Punitives award of $100K reinstated
‘Punishment’ trumps ‘proportionality’
Deborah Elkins//February 28, 2014//

A jury awarded plaintiff Victoria Coalson $5,600 and plaintiff Michael Stemke $14,000, and awarded each plaintiff punitive damages of $100,000, but the trial judge reduced Coalson’s punitive damage award to $50,000.
The Supreme Court of Virginia reinstated the $100,000 award in a split decision on Feb. 27.
Fairfax Circuit Judge Bruce D. White had reduced Coalson’s punitive damages award because the 1:17.86 ratio between Coalson’s compensatory and punitive awards was too high.
The high court majority’s recitation of the defendant’s misconduct – a history of drunken driving and a record of day-long drinking before the accident – was a warm-up for their decision that the trial judge erred in halving Coalson’s punitive damage award, based on the relative ratio of each plaintiff’s compensatory damage award to the punitive damage award.

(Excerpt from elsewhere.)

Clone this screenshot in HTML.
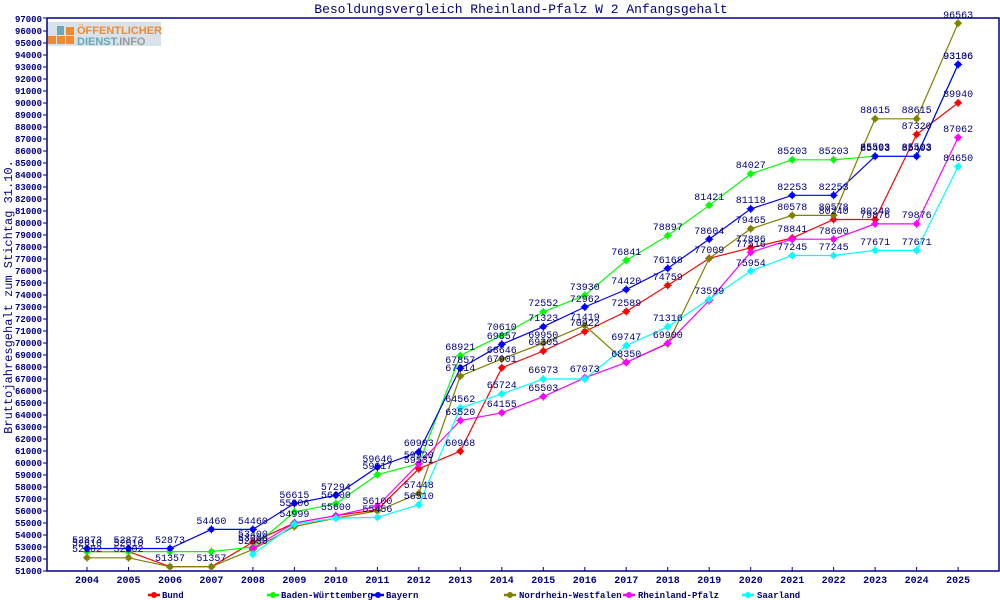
<!DOCTYPE html>
<html><head><meta charset="utf-8"><style>
body{margin:0;background:#fff}
svg{display:block}
text{font-family:"Liberation Mono",monospace;fill:#000080}
.v{font-size:10px;text-anchor:middle}
</style></head><body>
<svg width="1000" height="600" viewBox="0 0 1000 600" xmlns="http://www.w3.org/2000/svg">
<defs>
<marker id="mr" markerUnits="userSpaceOnUse" markerWidth="12" markerHeight="12" refX="6" refY="6"><circle cx="6" cy="6" r="3" fill="#f00"/><path d="M6 2V10M2 6H10" stroke="#f00" stroke-width="1.2"/></marker>
<marker id="mg" markerUnits="userSpaceOnUse" markerWidth="12" markerHeight="12" refX="6" refY="6"><circle cx="6" cy="6" r="3" fill="#0f0"/><path d="M6 2V10M2 6H10" stroke="#0f0" stroke-width="1.2"/></marker>
<marker id="mb" markerUnits="userSpaceOnUse" markerWidth="12" markerHeight="12" refX="6" refY="6"><circle cx="6" cy="6" r="3" fill="#00f"/><path d="M6 2V10M2 6H10" stroke="#00f" stroke-width="1.2"/></marker>
<marker id="mo" markerUnits="userSpaceOnUse" markerWidth="12" markerHeight="12" refX="6" refY="6"><circle cx="6" cy="6" r="3" fill="#808000"/><path d="M6 2V10M2 6H10" stroke="#808000" stroke-width="1.2"/></marker>
<marker id="mm" markerUnits="userSpaceOnUse" markerWidth="12" markerHeight="12" refX="6" refY="6"><circle cx="6" cy="6" r="3" fill="#f0f"/><path d="M6 2V10M2 6H10" stroke="#f0f" stroke-width="1.2"/></marker>
<marker id="mc" markerUnits="userSpaceOnUse" markerWidth="12" markerHeight="12" refX="6" refY="6"><circle cx="6" cy="6" r="3" fill="#0ff"/><path d="M6 2V10M2 6H10" stroke="#0ff" stroke-width="1.2"/></marker>
</defs>
<text x="521" y="13" style="font-size:13px" text-anchor="middle">Besoldungsvergleich Rheinland-Pfalz W 2 Anfangsgehalt</text>
<text transform="translate(12,297) rotate(-90)" style="font-size:12px" text-anchor="middle">Bruttojahresgehalt zum Stichtag 31.10.</text>
<rect x="47" y="22" width="114" height="24" fill="#d8e2ea"/>
<rect x="48" y="36" width="8" height="8" fill="#f08a30"/><rect x="57" y="36" width="8" height="8" fill="#f08a30"/><rect x="66" y="36" width="8" height="8" fill="#f08a30"/><rect x="66" y="27" width="8" height="8" fill="#f08a30"/><rect x="57" y="26" width="7" height="9" fill="#6aa8b8"/>
<text x="77" y="34" style="font-family:'Liberation Sans',sans-serif;font-size:11px;font-weight:bold;fill:#f08a30">ÖFFENTLICHER</text>
<text x="77" y="45" style="font-family:'Liberation Sans',sans-serif;font-size:11px;font-weight:bold;fill:#6aa8b8">DIENST.<tspan style="fill:#999">INFO</tspan></text>
<rect x="47" y="18" width="952" height="553" fill="none" stroke="#000080" stroke-width="1.5"/>
<g stroke="#000080" stroke-width="1">
<path d="M43 571H47M43 559H47M43 547H47M43 535H47M43 523H47M43 511H47M43 499H47M43 487H47M43 475H47M43 463H47M43 451H47M43 439H47M43 427H47M43 415H47M43 403H47M43 391H47M43 379H47M43 367H47M43 355H47M43 343H47M43 331H47M43 319H47M43 307H47M43 295H47M43 283H47M43 271H47M43 259H47M43 247H47M43 235H47M43 223H47M43 211H47M43 199H47M43 187H47M43 175H47M43 163H47M43 151H47M43 139H47M43 127H47M43 115H47M43 103H47M43 91H47M43 79H47M43 67H47M43 55H47M43 43H47M43 31H47M43 18H47"/>
<path d="M87 567V571M128.5 567V571M170 567V571M211.4 567V571M252.9 567V571M294.4 567V571M335.9 567V571M377.4 567V571M418.8 567V571M460.3 567V571M501.8 567V571M543.3 567V571M584.8 567V571M626.2 567V571M667.7 567V571M709.2 567V571M750.7 567V571M792.2 567V571M833.6 567V571M875.1 567V571M916.6 567V571M958.1 567V571"/>
</g>
<g style="font-size:9px;font-weight:bold" text-anchor="end">
<text x="42" y="574">51000</text><text x="42" y="562">52000</text><text x="42" y="550">53000</text><text x="42" y="538">54000</text><text x="42" y="526">55000</text><text x="42" y="514">56000</text><text x="42" y="502">57000</text><text x="42" y="490">58000</text><text x="42" y="478">59000</text><text x="42" y="466">60000</text><text x="42" y="454">61000</text><text x="42" y="442">62000</text><text x="42" y="430">63000</text><text x="42" y="418">64000</text><text x="42" y="406">65000</text><text x="42" y="394">66000</text><text x="42" y="382">67000</text><text x="42" y="370">68000</text><text x="42" y="358">69000</text><text x="42" y="346">70000</text><text x="42" y="334">71000</text><text x="42" y="322">72000</text><text x="42" y="310">73000</text><text x="42" y="298">74000</text><text x="42" y="286">75000</text><text x="42" y="274">76000</text><text x="42" y="262">77000</text><text x="42" y="250">78000</text><text x="42" y="238">79000</text><text x="42" y="226">80000</text><text x="42" y="214">81000</text><text x="42" y="202">82000</text><text x="42" y="190">83000</text><text x="42" y="178">84000</text><text x="42" y="166">85000</text><text x="42" y="154">86000</text><text x="42" y="142">87000</text><text x="42" y="130">88000</text><text x="42" y="118">89000</text><text x="42" y="106">90000</text><text x="42" y="94">91000</text><text x="42" y="82">92000</text><text x="42" y="70">93000</text><text x="42" y="58">94000</text><text x="42" y="46">95000</text><text x="42" y="34">96000</text><text x="42" y="22">97000</text>
</g>
<g style="font-size:10px;font-weight:bold" text-anchor="middle">
<text x="87" y="583">2004</text><text x="128.5" y="583">2005</text><text x="170" y="583">2006</text><text x="211.4" y="583">2007</text><text x="252.9" y="583">2008</text><text x="294.4" y="583">2009</text><text x="335.9" y="583">2010</text><text x="377.4" y="583">2011</text><text x="418.8" y="583">2012</text><text x="460.3" y="583">2013</text><text x="501.8" y="583">2014</text><text x="543.3" y="583">2015</text><text x="584.8" y="583">2016</text><text x="626.2" y="583">2017</text><text x="667.7" y="583">2018</text><text x="709.2" y="583">2019</text><text x="750.7" y="583">2020</text><text x="792.2" y="583">2021</text><text x="833.6" y="583">2022</text><text x="875.1" y="583">2023</text><text x="916.6" y="583">2024</text><text x="958.1" y="583">2025</text>
</g>
<g fill="none" stroke-width="1.2">
<polyline stroke="#f00" marker-start="url(#mr)" marker-mid="url(#mr)" marker-end="url(#mr)" points="87,551.6 128.5,551.6 170,566.7 211.4,566.7 252.9,542.1 294.4,522.9 335.9,515.7 377.4,509.7 418.8,468.8 460.3,451.2 501.8,367.8 543.3,351 584.8,331.5 626.2,311.5 667.7,285.4 709.2,258.3 750.7,247.8 792.2,238 833.6,219.5 875.1,219.5 916.6,134.4 958.1,102.9"/>
<polyline stroke="#0f0" marker-start="url(#mg)" marker-mid="url(#mg)" marker-end="url(#mg)" points="87,551.6 128.5,551.6 170,551.6 211.4,551.6 252.9,547 294.4,512 335.9,503.7 377.4,474.6 418.8,463.8 460.3,355.6 501.8,335.3 543.3,311.9 584.8,295.3 626.2,260.4 667.7,235.6 709.2,205.3 750.7,173.9 792.2,159.8 833.6,159.8 875.1,156.2 916.6,156.2 958.1,64.8"/>
<polyline stroke="#00f" marker-start="url(#mb)" marker-mid="url(#mb)" marker-end="url(#mb)" points="87,548.5 128.5,548.5 170,548.5 211.4,529.4 252.9,529.4 294.4,503.5 335.9,495.3 377.4,467.1 418.8,451.9 460.3,368.3 501.8,344.3 543.3,326.7 584.8,307 626.2,289.5 667.7,268.4 709.2,239.1 750.7,208.9 792.2,195.3 833.6,195.3 875.1,156.3 916.6,156.3 958.1,64.4"/>
<polyline stroke="#808000" marker-start="url(#mo)" marker-mid="url(#mo)" marker-end="url(#mo)" points="87,557.8 128.5,557.8 170,566.7 211.4,566.7 252.9,549.4 294.4,526.5 335.9,518.1 377.4,510.9 418.8,493.5 460.3,376.1 501.8,358.9 543.3,343.2 584.8,325.5 626.2,362.4 667.7,343.8 709.2,258.4 750.7,228.8 792.2,215.4 833.6,215.4 875.1,118.8 916.6,118.8 958.1,23.2"/>
<polyline stroke="#f0f" marker-start="url(#mm)" marker-mid="url(#mm)" marker-end="url(#mm)" points="252.9,548.2 294.4,522.9 335.9,515.7 377.4,506.1 418.8,463.8 460.3,420.5 501.8,412.8 543.3,396.6 584.8,377.8 626.2,362.4 667.7,343.2 709.2,300.5 750.7,252.2 792.2,239.2 833.6,239.2 875.1,223.9 916.6,223.9 958.1,137.5"/>
<polyline stroke="#0ff" marker-start="url(#mc)" marker-mid="url(#mc)" marker-end="url(#mc)" points="252.9,554.2 294.4,524.1 335.9,518.1 377.4,517.4 418.8,504.8 460.3,408 501.8,393.9 543.3,379 584.8,379 626.2,345.6 667.7,326.8 709.2,299.3 750.7,271 792.2,255.5 833.6,255.5 875.1,250.4 916.6,250.4 958.1,166.5"/>
</g>
<g>
<text class="v" x="87" y="546">52610</text><text class="v" x="128.5" y="546">52610</text><text class="v" x="170" y="561">51357</text><text class="v" x="211.4" y="561">51357</text><text class="v" x="252.9" y="537">53400</text><text class="v" x="294.4" y="517">54999</text><text class="v" x="335.9" y="510">55600</text><text class="v" x="377.4" y="504">56100</text><text class="v" x="418.8" y="463">59531</text><text class="v" x="460.3" y="446">60968</text><text class="v" x="501.8" y="362">67901</text><text class="v" x="543.3" y="345">69305</text><text class="v" x="584.8" y="326">70922</text><text class="v" x="626.2" y="306">72589</text><text class="v" x="667.7" y="280">74759</text><text class="v" x="709.2" y="253">77009</text><text class="v" x="750.7" y="242">77886</text><text class="v" x="792.2" y="232">78841</text><text class="v" x="833.6" y="214">80240</text><text class="v" x="875.1" y="214">80240</text><text class="v" x="916.6" y="129">87320</text><text class="v" x="958.1" y="97">89940</text>
<text class="v" x="252.9" y="541">53000</text><text class="v" x="294.4" y="506">55906</text><text class="v" x="335.9" y="498">56600</text><text class="v" x="377.4" y="469">59017</text><text class="v" x="418.8" y="458">59920</text><text class="v" x="460.3" y="350">68921</text><text class="v" x="501.8" y="330">70610</text><text class="v" x="543.3" y="306">72552</text><text class="v" x="584.8" y="290">73930</text><text class="v" x="626.2" y="255">76841</text><text class="v" x="667.7" y="230">78897</text><text class="v" x="709.2" y="200">81421</text><text class="v" x="750.7" y="168">84027</text><text class="v" x="792.2" y="154">85203</text><text class="v" x="833.6" y="154">85203</text><text class="v" x="875.1" y="150">85503</text><text class="v" x="916.6" y="150">85503</text><text class="v" x="958.1" y="59">93106</text>
<text class="v" x="87" y="543">52873</text><text class="v" x="128.5" y="543">52873</text><text class="v" x="170" y="543">52873</text><text class="v" x="211.4" y="524">54460</text><text class="v" x="252.9" y="524">54460</text><text class="v" x="294.4" y="498">56615</text><text class="v" x="335.9" y="490">57294</text><text class="v" x="377.4" y="462">59646</text><text class="v" x="418.8" y="446">60903</text><text class="v" x="460.3" y="363">67857</text><text class="v" x="501.8" y="339">69857</text><text class="v" x="543.3" y="321">71323</text><text class="v" x="584.8" y="302">72962</text><text class="v" x="626.2" y="284">74420</text><text class="v" x="667.7" y="263">76168</text><text class="v" x="709.2" y="234">78604</text><text class="v" x="750.7" y="203">81118</text><text class="v" x="792.2" y="190">82253</text><text class="v" x="833.6" y="190">82253</text><text class="v" x="875.1" y="151">85493</text><text class="v" x="916.6" y="151">85493</text><text class="v" x="958.1" y="59">93136</text>
<text class="v" x="87" y="552">52102</text><text class="v" x="128.5" y="552">52102</text><text class="v" x="252.9" y="544">52800</text><text class="v" x="418.8" y="488">57448</text><text class="v" x="460.3" y="371">67214</text><text class="v" x="501.8" y="353">68646</text><text class="v" x="543.3" y="338">69950</text><text class="v" x="584.8" y="320">71419</text><text class="v" x="626.2" y="357">68350</text><text class="v" x="667.7" y="338">69900</text><text class="v" x="750.7" y="223">79465</text><text class="v" x="792.2" y="210">80578</text><text class="v" x="833.6" y="210">80578</text><text class="v" x="875.1" y="113">88615</text><text class="v" x="916.6" y="113">88615</text><text class="v" x="958.1" y="18">96563</text>
<text class="v" x="460.3" y="415">63520</text><text class="v" x="501.8" y="407">64155</text><text class="v" x="543.3" y="391">65503</text><text class="v" x="584.8" y="372">67073</text><text class="v" x="750.7" y="247">77516</text><text class="v" x="833.6" y="234">78600</text><text class="v" x="875.1" y="218">79876</text><text class="v" x="916.6" y="218">79876</text><text class="v" x="958.1" y="132">87062</text>
<text class="v" x="418.8" y="499">56510</text><text class="v" x="377.4" y="512">55456</text><text class="v" x="460.3" y="402">64562</text><text class="v" x="501.8" y="388">65724</text><text class="v" x="543.3" y="373">66973</text><text class="v" x="626.2" y="340">69747</text><text class="v" x="667.7" y="321">71316</text><text class="v" x="709.2" y="294">73599</text><text class="v" x="750.7" y="266">75954</text><text class="v" x="792.2" y="250">77245</text><text class="v" x="833.6" y="250">77245</text><text class="v" x="875.1" y="245">77671</text><text class="v" x="916.6" y="245">77671</text><text class="v" x="958.1" y="161">84650</text>
</g>
<g stroke-width="2.5">
<line x1="148" y1="595" x2="160" y2="595" stroke="#f00"/><line x1="267" y1="595" x2="279" y2="595" stroke="#0f0"/><line x1="372" y1="595" x2="384" y2="595" stroke="#00f"/><line x1="504" y1="595" x2="516" y2="595" stroke="#808000"/><line x1="623" y1="595" x2="635" y2="595" stroke="#f0f"/><line x1="742" y1="595" x2="754" y2="595" stroke="#0ff"/>
</g>
<circle cx="154" cy="595" r="3" fill="#f00"/><circle cx="273" cy="595" r="3" fill="#0f0"/><circle cx="378" cy="595" r="3" fill="#00f"/><circle cx="510" cy="595" r="3" fill="#808000"/><circle cx="629" cy="595" r="3" fill="#f0f"/><circle cx="748" cy="595" r="3" fill="#0ff"/>
<g style="font-size:9px;font-weight:bold">
<text x="162" y="598">Bund</text><text x="281" y="598">Baden-Württemberg</text><text x="386" y="598">Bayern</text><text x="519" y="598">Nordrhein-Westfalen</text><text x="638" y="598">Rheinland-Pfalz</text><text x="757" y="598">Saarland</text>
</g>
</svg>
</body></html>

Given the defendant’s misconduct, the $100,000 award did not “shock the conscience” and should be reinstated, the majority said.
Applying the same rationale used in last year’s Allied Concrete Co. v. Lester [VLW 013-6-002], the majority said comparing verdicts “is not probative of whether a verdict is excessive,” and the trial court erred in considering the “relative ratios” of compensatory to punitive damages as a basis for granting remittitur.
There was no debate on the egregiousness of defendant Victor Canchola’s conduct.
Between 1991 and 1997, Canchola was convicted six times of driving while intoxicated and once of driving with a suspended license. In 1996, his driver’s license was revoked. In 2004, he was again convicted of DWI in California.
On the day of the accident in Loudoun County, Canchola had no license and was driving with a blood alcohol content nearly twice the legal limit. At brunch, he drank several glasses of champagne. He and his girlfriend moved on to a nearby pub, where Canchola drank two rounds of his favorite drink combination, a vodka martini and light beer. Later in the afternoon, he and his girlfriend drove to another bar, where he drank at least two rounds of the vodka-light beer concoction and three additional shots of liquor within a short period of time.
Ignoring a police officer’s warning earlier that day that he not drive, Canchola switched seats with his girlfriend in an effort to conceal his driving, and then drank and drove some more. After the accident, he fled the scene and asked his girlfriend to say that she had been driving.
The $100,000 punitive award for Coalson was “reasonably related to her actual damages and to the degree of necessary punishment, which in this case is great,” wrote Supreme Court Justice S. Bernard Goodwyn.
Justice Elizabeth S. McClanahan dissented, saying the majority should have given more weight to the trial judge’s view of the case, which included consideration of the measurement of punishment required for the defendant.
High court precedent on proportionality supported the trial judge’s decision to reduce a punitives award that was nearly 18 times the compensatory damage award, according to the dissent. “If not arbitrary,” the punitives award to Coalson “was based on partiality toward Coalson or prejudice against Canchola,” McClanahan said.
Just as Lester put the “last nail in the coffin” of remittitur for compensatory damages, the majority decision in Coalson showed that “remittitur of punitive damages has suffered the same fate,” McClanahan concluded.
When the trial court looked at reducing the punitive damage award, “one of the major factors is the need to punish,” said Reston lawyer Gobind S. Sethi, who represented Coalson in the appeal. “We’re not saying proportionality is not important, but it’s only one of the factors” for review.
Virginia’s $350,000 cap on punitive damages already functions as a bright-line limit on punitives, according to Sethi. Virginia precedent reflects a range of punitive awards at different ratios to compensatory damage awards.
The $100,000 award in Coalson “is consistent with prior cases” in Virginia, he said.
“You have to look at each case on its own facts” to determine reasonableness, Sethi said.
Fairfax lawyer Steven W. Bancroft, who represented Canchola, could not be reached for comment.